Так получилось, что у меня мало друзей-татар в Москве. Я и хотел бы участвовать в татарской жизни Москвы, но пока не получается. Хотя на Сабантуй я хожу каждый год, езжу в Казань тоже ежегодно. Болею за все татарские спортивные клубы — в футболе, хоккее, баскетболе. Я все-таки татарин, семья у меня татарская — и приятно окунуться в свою атмосферу. Когда приезжаю в Казань, приятно слушать родную речь на улице или в магазине. В Москве редко, но тоже ее слышу. Недавно на концерте «Сплина» встре­тил татарина. Он говорил по-русски, но с татарским акцентом. В моей семье акцента нет, потому что мы давно в Москве живем.

Кубрат Мингазов

Школьник, 9 лет

Татарскому меня учил папа, а с дедуш­кой и бабушкой я чаще по-русски гово­рю. Здесь я учусь в лицее «Ковчег». Там хороший директор и учителя, но ребята не очень. Одна девочка в классе называ­ла меня татаро-монголом. Я очень на нее разозлился. Когда я жил в Казани, я учился играть на баяне, а сейчас мне нравится больше всего хореография, французский, чтение и физкультура иногда. Еще я с ма­мой хожу учиться кавказским танцам.
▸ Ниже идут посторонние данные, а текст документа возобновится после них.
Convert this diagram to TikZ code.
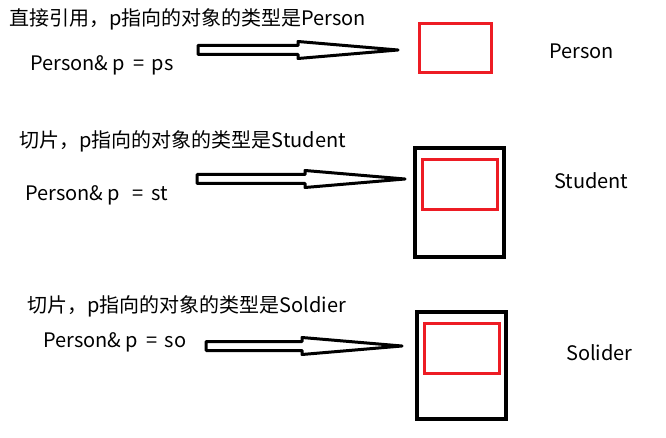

По-татарски чаще всего мне читают, но я и сам иногда читаю. У меня много сказок — «Шурале», и еще сказка о том, как у одной тетеньки расческу золотую украли. В моем классе татар нет, но все знают, что я татарин. Мы один раз сказали, а потом в столовой забыли и дали мне свинину. Я отказался и рассказал почему. Они все поняли. Я со всеми общаюсь, но у меня один друг — Зураб. Ему 15 лет. Он ингуш, мы живем рядом. Кстати, его дедушка Чикатилу поймал.
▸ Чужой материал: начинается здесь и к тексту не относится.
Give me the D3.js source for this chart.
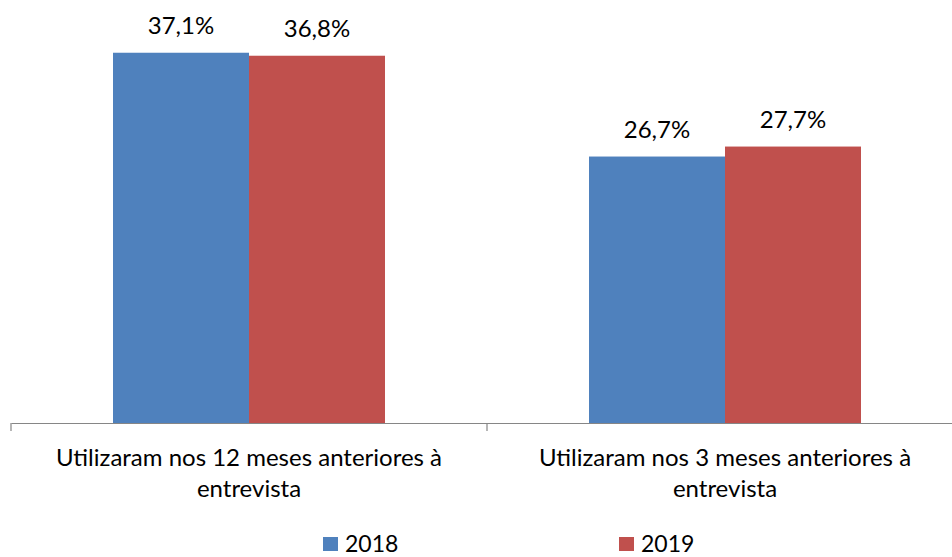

В первом классе мы жили в Дубае, и мечеть у нас была просто во дворе дома. Здесь я иногда хожу на Поклонную гору с мамой, но в воскресенье, у меня же в пятницу уроки. Приходишь в мечеть, тебе там читают, читают, читают... Пол­тора-два часа! И я пока маленький, чтобы держать уразу, я только три дня не ел. Недавно праздник был, мы барашка зарезали. Я ужасно расплакался, мне так его жалко было. А папа мне сказал, что его правильно убили.

Я в Москве был в мечети, потом в Дубае был и в Казани в Кул-Шарифе. Самая красивая не в Москве уж точно. Мне интересно было читать Коран. Не очень сложно, но есть тяжелые сло­ва. Честно говоря, я не запомнил, что там написано. Сейчас хочу заново ­почитать.